CEO Kurt Budge, who slammed CAB’s decision as flawed and biased, said that Sametinget – the Sami Parliament of Norway – had only put national interest for reindeer herding on top of Kallak in February last year. Before that, there were no conflicting interests at the site.

“The CAB acknowledged this fact in its July 2015 statement, when it supported both the economic case for Kallak, and the Company's application. Yet, the national interest for reindeer herding is now one of the CAB's key arguments, which makes the whole application process appear inconsistent and arbitrary.
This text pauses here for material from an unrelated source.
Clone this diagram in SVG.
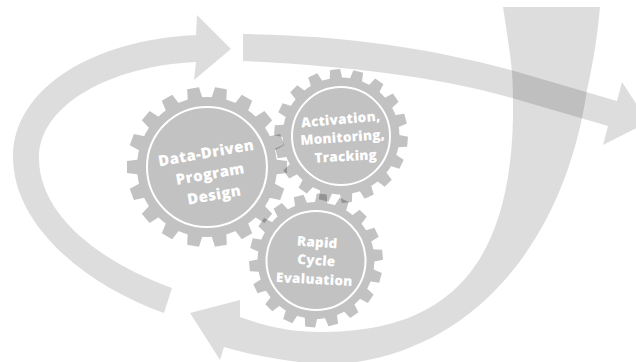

The CAB has ignored the years before Sametinget's move, during which the company made its application, engaged with the CAB, and continued to invest in Kallak,” he said in a media statement.

Budge continued that the CAB’s actions had damaged the attractiveness of doing business in Norrbotten and Sweden.

"Over the last three years, we have forged strong working relationships in Jokkmokk, with the City of Jokkmokk, landowners, and entrepreneurs. Perpetual waiting, for different authorities at different times to decide on what happens next with our application, has impeded our ability to progress matters with reindeer herding communities.

"In September, Mr Damberg, the Minister for Enterprise and Innovation, was quoted in the Swedish media as saying that Swedish law is enough for testing our application, and that the permitting process should be ‘by the book’. If Mr Damberg is true to his word, and given the Mining Inspectorate's comments in recent days, then we should see the concession awarded. No authority has highlighted specific deficiencies in our application that warrant any other outcome," Budge said.

The Swedish government has requested comments from interested parties on the CAB statement, dated November 30.